### Data lines

********

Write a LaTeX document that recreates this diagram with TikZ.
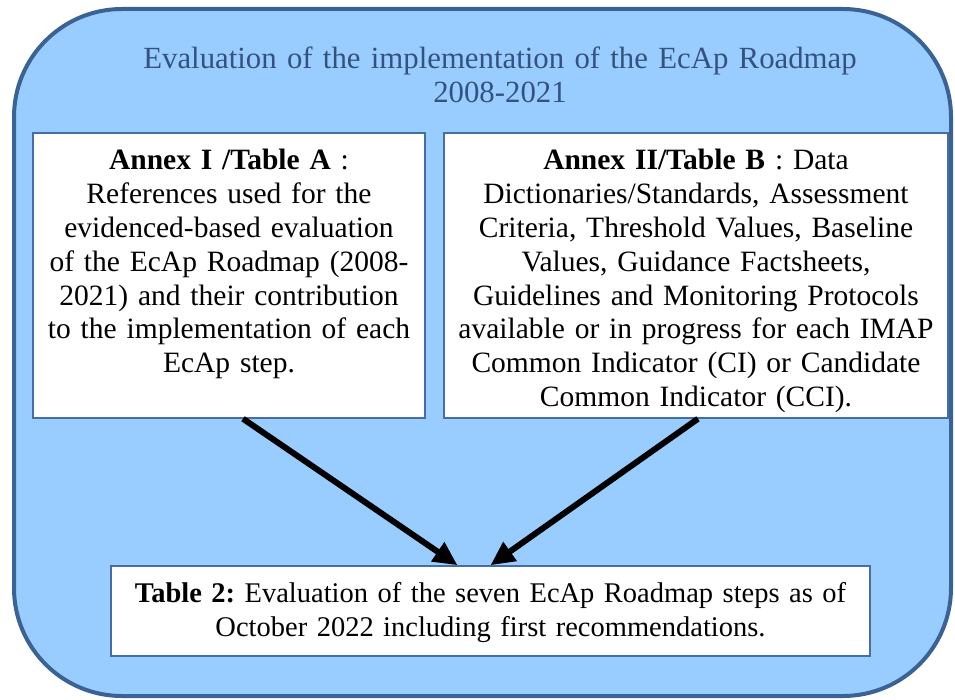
\documentclass[tikz,border=0pt]{standalone}
\usepackage{fontspec}
\setmainfont{Liberation Serif}
\usetikzlibrary{arrows.meta}
\definecolor{panelblue}{RGB}{153,204,255}
\definecolor{frameedge}{RGB}{58,98,148}
\definecolor{cardedge}{RGB}{70,110,165}
\definecolor{titleblue}{RGB}{52,82,128}
\frenchspacing
\begin{document}
\begin{tikzpicture}[x=1pt,y=-1pt,every node/.style={font=\fontsize{29.5}{33.8}\selectfont,align=center},
  frame/.style={draw=frameedge,line width=4pt,fill=panelblue,rounded corners=108pt,minimum width=937pt,minimum height=687pt,inner sep=0pt},
  card/.style={draw=cardedge,line width=1.5pt,fill=white,inner xsep=10pt,inner ysep=0pt,anchor=base},
  flow/.style={line width=6pt,-{Triangle[length=24pt,width=22pt]}}
  ]
    \useasboundingbox (0,0) rectangle (955,700);
    \node[frame] (frame) at (482.5,352.5) {};
    \node[text=titleblue,text width=800pt,anchor=base,font=\fontsize{30.8}{34}\selectfont] (title) at (500,69)
        {Evaluation of the implementation of the EcAp Roadmap\\2008-2021};

    \node[card,text width=372pt,text height=37pt,text depth=248pt] (annexa) at (229,170)
        {\textbf{Annex I /Table A} :\\References used for the\\evidenced-based evaluation\\of the EcAp Roadmap (2008-\\2021) and their contribution\\to the implementation of each\\EcAp step.};
    \node[card,text width=484pt,text height=37pt,text depth=248pt] (annexb) at (696,170)
        {\textbf{Annex II/Table B} : Data\\Dictionaries/Standards, Assessment\\Criteria, Threshold Values, Baseline\\Values, Guidance Factsheets,\\Guidelines and Monitoring Protocols\\available or in progress for each IMAP\\Common Indicator (CI) or Candidate\\Common Indicator (CCI).};
    \node[card,text width=739pt,text height=36pt,text depth=54pt,font=\fontsize{28.5}{34}\selectfont] (tabtwo) at (490.5,602)
        {\textbf{Table 2:} Evaluation of the seven EcAp Roadmap steps as of\\October 2022 including first recommendations.};

    \draw[flow] ([xshift=14pt]annexa.south) -- ([xshift=-33pt]tabtwo.north);
    \draw[flow] ([xshift=2pt]annexb.south) -- (tabtwo.north);
\end{tikzpicture}
\end{document}
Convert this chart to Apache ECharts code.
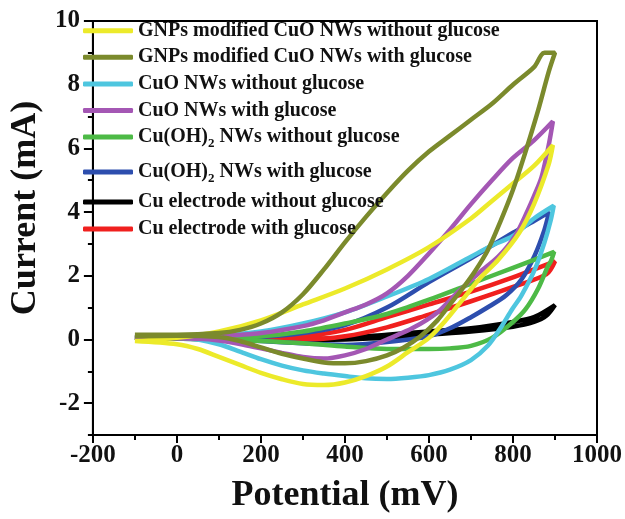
<!DOCTYPE html>
<html>
<head>
<meta charset="utf-8">
<script src="https://cdn.jsdelivr.net/npm/echarts@6/dist/echarts.min.js"></script>
<style>
html,body{margin:0;padding:0;background:#fff;}
#chart{width:625px;height:519px;}
</style>
</head>
<body>
<div id="chart"></div>
<script>
// ---- Data (Potential mV, Current mA), closed CV loops ----
const seriesNames = [
  'GNPs modified CuO NWs without glucose',
  'GNPs modified CuO NWs with glucose',
  'CuO NWs without glucose',
  'CuO NWs with glucose',
  'Cu(OH)2 NWs without glucose',
  'Cu(OH)2 NWs with glucose',
  'Cu electrode without glucose',
  'Cu electrode with glucose'
];
const seriesColors = ['#ecea2a','#7b8a2c','#4ec6df','#a457b4','#4dba46','#2d4eae','#000000','#f0201e'];

const gnpCuoWithout = [[-100,-0.05],[0,0.05],[100,0.25],[200,0.6],[300,1.1],[400,1.6],[500,2.2],[600,2.9],[700,3.8],[750,4.35],[800,4.9],[850,5.45],[895,6.1],
  [885,5.5],[850,4.25],[815,3.35],[765,2.5],[720,1.9],[680,1.25],[640,0.6],[600,0.05],[550,-0.4],[500,-0.85],[450,-1.15],[400,-1.35],[350,-1.43],[300,-1.4],[250,-1.25],[200,-1.05],[150,-0.8],[100,-0.55],[50,-0.3],[0,-0.15],[-100,-0.05]];
const gnpCuoWith = [[-100,0.15],[0,0.15],[100,0.2],[150,0.3],[200,0.5],[250,0.85],[300,1.42],[350,2.2],[400,3.05],[450,3.85],[500,4.6],[550,5.3],[600,5.9],[650,6.4],[700,6.9],[750,7.4],[800,8.0],[850,8.55],[875,9.0],[900,9.0],
  [885,8.4],[860,7.2],[830,5.9],[800,4.7],[770,3.7],[740,2.8],[710,2.15],[680,1.6],[650,1.1],[620,0.6],[580,0.1],[540,-0.25],[500,-0.5],[450,-0.68],[400,-0.75],[350,-0.72],[300,-0.6],[250,-0.45],[200,-0.25],[150,-0.05],[100,0.08],[0,0.12],[-100,0.1]];
const cuoWithout = [[-100,0.05],[0,0.05],[100,0.12],[200,0.25],[300,0.5],[400,0.85],[500,1.35],[600,1.9],[700,2.6],[750,2.95],[800,3.25],[850,3.8],[897,4.2],
  [890,3.75],[875,3.05],[852,2.2],[820,1.38],[798,0.95],[770,0.35],[740,-0.2],[700,-0.65],[650,-0.95],[600,-1.12],[550,-1.2],[500,-1.24],[450,-1.22],[400,-1.15],[350,-1.07],[300,-0.97],[250,-0.82],[200,-0.62],[150,-0.38],[100,-0.15],[50,0.0],[0,0.05],[-100,0.05]];
const cuoWith = [[-100,0.05],[0,0.05],[100,0.1],[200,0.2],[300,0.42],[350,0.6],[400,0.85],[450,1.1],[500,1.45],[550,2.0],[600,2.7],[650,3.45],[700,4.25],[750,5.0],[800,5.7],[850,6.25],[895,6.85],
  [885,6.1],[868,5.1],[850,4.5],[835,4.05],[805,3.25],[765,2.6],[720,2.1],[670,1.5],[620,0.85],[560,0.35],[500,0.0],[450,-0.3],[400,-0.5],[350,-0.6],[300,-0.55],[250,-0.42],[200,-0.28],[150,-0.14],[100,-0.03],[50,0.02],[-100,0.05]];
const cuohWithout = [[-100,0.05],[100,0.05],[200,0.1],[300,0.25],[400,0.5],[500,0.8],[600,1.25],[700,1.75],[800,2.25],[850,2.5],[898,2.75],
  [890,2.45],[883,2.3],[860,1.6],[830,0.95],[800,0.55],[750,0.05],[700,-0.2],[650,-0.28],[600,-0.3],[500,-0.3],[400,-0.22],[300,-0.12],[200,-0.05],[100,0.0],[-100,0.05]];
const cuohWith = [[-100,0.05],[100,0.05],[200,0.08],[300,0.2],[400,0.45],[500,1.0],[600,1.8],[700,2.55],[750,2.95],[800,3.35],[850,3.72],[886,4.0],
  [875,3.45],[852,2.65],[821,1.9],[783,1.38],[745,1.05],[700,0.7],[650,0.35],[600,0.1],[500,-0.08],[400,-0.17],[300,-0.12],[200,-0.05],[100,0.0],[-100,0.05]];
const cuElecWithout = [[-100,0.05],[200,0.0],[300,0.0],[400,0.05],[500,0.15],[600,0.25],[700,0.35],[800,0.55],[850,0.7],[900,1.08],
  [880,0.75],[850,0.55],[800,0.4],[700,0.25],[600,0.15],[500,0.05],[400,0.0],[300,-0.02],[-100,0.05]];
const cuElecWith = [[-100,0.05],[200,0.05],[300,0.1],[400,0.3],[500,0.7],[600,1.1],[700,1.5],[800,1.95],[900,2.45],
  [880,2.05],[800,1.65],[700,1.2],[600,0.78],[500,0.38],[400,0.1],[300,0.0],[200,0.0],[-100,0.05]];

const xTicks = [-200,0,200,400,600,800,1000];
const yMajorTicks = [-2,0,2,4,6,8,10];
const yMinorTicks = [-3,-1,1,3,5,7,9];

const loops = [gnpCuoWithout,gnpCuoWith,cuoWithout,cuoWith,cuohWithout,cuohWith,cuElecWithout,cuElecWith];
// drawing order (last on top)
const drawOrder = [6,7,5,4,2,3,0,1];

const FONT = 'Liberation Serif';
const chart = echarts.init(document.getElementById('chart'), null, {renderer:'canvas'});

function legendFmt(name){
  return name.replace('Cu(OH)2', 'Cu(OH){sub|2}');
}
const legendText = {
  fontFamily: FONT, fontWeight: 'bold', fontSize: 20, color: '#111', lineHeight: 20,
  rich: { sub: { fontFamily: FONT, fontWeight: 'bold', fontSize: 13, color: '#111', lineHeight: 20, verticalAlign: 'top', padding: [10,0,0,0] } }
};
const legendBase = {
  orient: 'vertical', left: 83, padding: 0, itemWidth: 50, itemHeight: 5,
  icon: 'roundRect', textStyle: legendText, formatter: legendFmt, selectedMode: false
};

const series = drawOrder.map(i => ({
  name: seriesNames[i],
  type: 'line',
  data: loops[i],
  smooth: 0.3,
  showSymbol: false,
  symbol: 'none',
  lineStyle: { width: 4.5, color: seriesColors[i] },
  itemStyle: { color: seriesColors[i] },
  xAxisIndex: 0, yAxisIndex: 0,
  z: 2
}));

const axisLabelStyle = { fontFamily: FONT, fontWeight: 'bold', fontSize: 25, color: '#111' };

chart.setOption({
  animation: false,
  backgroundColor: '#fff',
  grid: { left: 79, right: 28, top: 21, bottom: 82, show: true, borderColor: '#000', borderWidth: 2, backgroundColor: 'transparent' },
  legend: [
    Object.assign({}, legendBase, { top: 20.7, itemGap: 6.6, data: seriesNames.slice(0,5) }),
    Object.assign({}, legendBase, { top: 162, itemGap: 7, data: seriesNames.slice(5) })
  ],
  xAxis: [{
    type: 'value', min: -200, max: 1000, interval: 200,
    name: 'Potential (mV)', nameLocation: 'middle', nameGap: 43,
    nameTextStyle: { fontFamily: FONT, fontWeight: 'bold', fontSize: 36, color: '#111' },
    axisLine: { show: true, onZero: false, lineStyle: { color: '#000', width: 2 } },
    axisTick: { show: true, inside: false, length: 8, lineStyle: { color: '#000', width: 2 } },
    minorTick: { show: true, splitNumber: 2, length: 5, lineStyle: { color: '#000', width: 2 } },
    splitLine: { show: false },
    axisLabel: Object.assign({ margin: 8, formatter: v => String(v) }, axisLabelStyle)
  }],
  yAxis: [{
    type: 'value', min: -3, max: 10,
    name: 'Current (mA)', nameLocation: 'middle', nameGap: 33,
    nameTextStyle: { fontFamily: FONT, fontWeight: 'bold', fontSize: 36, color: '#111', padding: [0,0,0,40] },
    axisLine: { show: true, onZero: false, lineStyle: { color: '#000', width: 2 } },
    axisTick: { show: true, inside: false, length: 9, customValues: yMajorTicks, lineStyle: { color: '#000', width: 2 } },
    splitLine: { show: false },
    axisLabel: Object.assign({ margin: 13, customValues: yMajorTicks, formatter: v => String(v) }, axisLabelStyle)
  },{
    type: 'value', min: -3, max: 10, position: 'left', offset: 0,
    axisLine: { show: false, onZero: false },
    axisTick: { show: true, inside: false, length: 5, customValues: yMinorTicks, lineStyle: { color: '#000', width: 2 } },
    splitLine: { show: false },
    axisLabel: { show: false }
  }],
  series: series
});
</script>
</body>
</html>
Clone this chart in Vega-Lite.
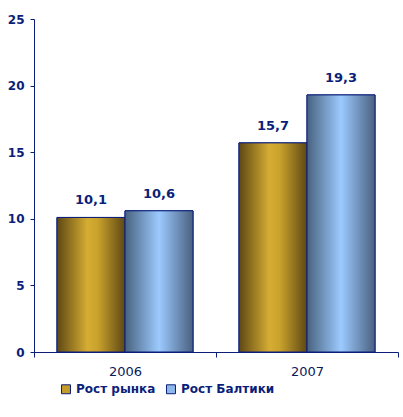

********

### Problem description
Filter lines by "this" and return each hit.

### Exercise result
Write a LaTeX document that recreates this diagram with TikZ.
Convert this chart to Apache ECharts code.
Clone this chart in Vega-Lite.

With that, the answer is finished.